Objective: Make an exact transcription of the material, leaving out all images.

◇ ◇ ◇ ◇ ◇ ◇ ◇

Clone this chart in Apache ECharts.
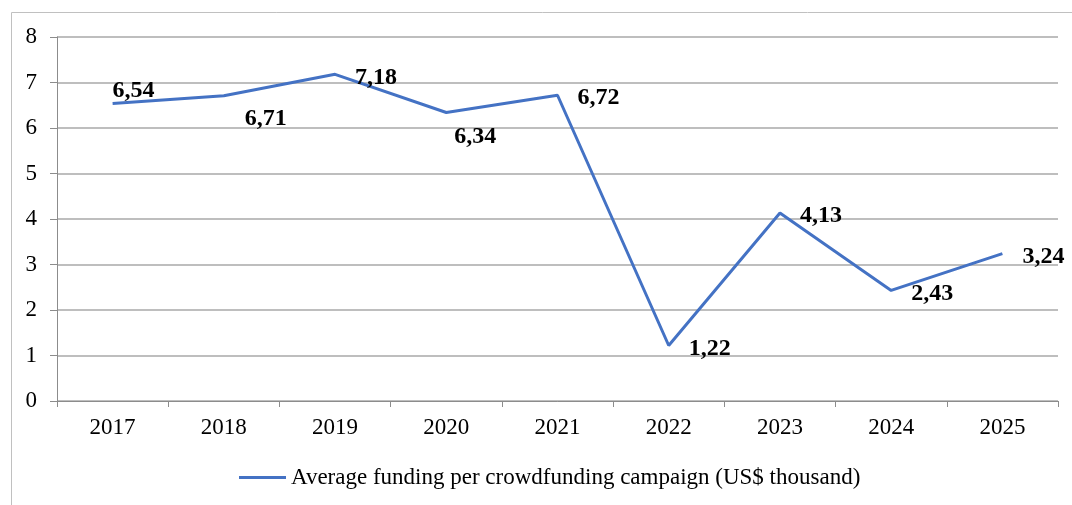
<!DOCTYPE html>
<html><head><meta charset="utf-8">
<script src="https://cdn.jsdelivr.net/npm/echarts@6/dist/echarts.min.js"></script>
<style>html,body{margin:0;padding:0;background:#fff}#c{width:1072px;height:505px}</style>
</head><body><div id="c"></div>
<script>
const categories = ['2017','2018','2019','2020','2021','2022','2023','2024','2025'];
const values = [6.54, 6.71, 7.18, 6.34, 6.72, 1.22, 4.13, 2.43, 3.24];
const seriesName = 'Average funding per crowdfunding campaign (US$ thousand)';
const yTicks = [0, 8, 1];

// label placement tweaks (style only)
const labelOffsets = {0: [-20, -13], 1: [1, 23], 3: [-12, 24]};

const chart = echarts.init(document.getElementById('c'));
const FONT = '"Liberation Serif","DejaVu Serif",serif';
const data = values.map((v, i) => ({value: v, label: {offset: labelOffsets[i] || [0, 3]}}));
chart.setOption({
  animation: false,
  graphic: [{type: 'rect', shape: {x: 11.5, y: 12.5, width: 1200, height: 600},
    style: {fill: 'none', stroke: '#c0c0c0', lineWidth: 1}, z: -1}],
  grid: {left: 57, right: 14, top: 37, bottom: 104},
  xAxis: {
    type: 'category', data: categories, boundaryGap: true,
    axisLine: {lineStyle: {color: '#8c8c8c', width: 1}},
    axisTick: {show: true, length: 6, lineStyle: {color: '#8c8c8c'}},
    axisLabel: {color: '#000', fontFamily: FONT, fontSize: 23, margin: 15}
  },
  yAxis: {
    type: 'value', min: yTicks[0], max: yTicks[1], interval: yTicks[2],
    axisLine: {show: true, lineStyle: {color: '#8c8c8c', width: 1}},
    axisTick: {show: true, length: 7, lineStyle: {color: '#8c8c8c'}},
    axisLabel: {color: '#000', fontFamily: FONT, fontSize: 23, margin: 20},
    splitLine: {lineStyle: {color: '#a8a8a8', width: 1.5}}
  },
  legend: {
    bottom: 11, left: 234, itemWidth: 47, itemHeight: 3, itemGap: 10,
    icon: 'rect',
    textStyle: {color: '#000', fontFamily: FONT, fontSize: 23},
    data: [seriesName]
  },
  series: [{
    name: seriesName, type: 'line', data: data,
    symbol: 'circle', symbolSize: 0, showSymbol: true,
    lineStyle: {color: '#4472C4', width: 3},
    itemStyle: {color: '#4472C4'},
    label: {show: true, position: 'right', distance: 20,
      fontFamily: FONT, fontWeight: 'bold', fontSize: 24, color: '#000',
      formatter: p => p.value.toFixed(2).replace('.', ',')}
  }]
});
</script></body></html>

◇ ◇ ◇ ◇ ◇ ◇ ◇

Solved problem:
Clone this chart in Apache ECharts.
<!DOCTYPE html>
<html><head><meta charset="utf-8">
<script src="https://cdn.jsdelivr.net/npm/echarts@6/dist/echarts.min.js"></script>
<style>html,body{margin:0;padding:0;background:#fff}#c{width:1072px;height:505px}</style>
</head><body><div id="c"></div>
<script>
const categories = ['2017','2018','2019','2020','2021','2022','2023','2024','2025'];
const values = [6.54, 6.71, 7.18, 6.34, 6.72, 1.22, 4.13, 2.43, 3.24];
const seriesName = 'Average funding per crowdfunding campaign (US$ thousand)';
const yTicks = [0, 8, 1];

// label placement tweaks (style only)
const labelOffsets = {0: [-20, -13], 1: [1, 23], 3: [-12, 24]};

const chart = echarts.init(document.getElementById('c'));
const FONT = '"Liberation Serif","DejaVu Serif",serif';
const data = values.map((v, i) => ({value: v, label: {offset: labelOffsets[i] || [0, 3]}}));
chart.setOption({
  animation: false,
  graphic: [{type: 'rect', shape: {x: 11.5, y: 12.5, width: 1200, height: 600},
    style: {fill: 'none', stroke: '#c0c0c0', lineWidth: 1}, z: -1}],
  grid: {left: 57, right: 14, top: 37, bottom: 104},
  xAxis: {
    type: 'category', data: categories, boundaryGap: true,
    axisLine: {lineStyle: {color: '#8c8c8c', width: 1}},
    axisTick: {show: true, length: 6, lineStyle: {color: '#8c8c8c'}},
    axisLabel: {color: '#000', fontFamily: FONT, fontSize: 23, margin: 15}
  },
  yAxis: {
    type: 'value', min: yTicks[0], max: yTicks[1], interval: yTicks[2],
    axisLine: {show: true, lineStyle: {color: '#8c8c8c', width: 1}},
    axisTick: {show: true, length: 7, lineStyle: {color: '#8c8c8c'}},
    axisLabel: {color: '#000', fontFamily: FONT, fontSize: 23, margin: 20},
    splitLine: {lineStyle: {color: '#a8a8a8', width: 1.5}}
  },
  legend: {
    bottom: 11, left: 234, itemWidth: 47, itemHeight: 3, itemGap: 10,
    icon: 'rect',
    textStyle: {color: '#000', fontFamily: FONT, fontSize: 23},
    data: [seriesName]
  },
  series: [{
    name: seriesName, type: 'line', data: data,
    symbol: 'circle', symbolSize: 0, showSymbol: true,
    lineStyle: {color: '#4472C4', width: 3},
    itemStyle: {color: '#4472C4'},
    label: {show: true, position: 'right', distance: 20,
      fontFamily: FONT, fontWeight: 'bold', fontSize: 24, color: '#000',
      formatter: p => p.value.toFixed(2).replace('.', ',')}
  }]
});
</script></body></html>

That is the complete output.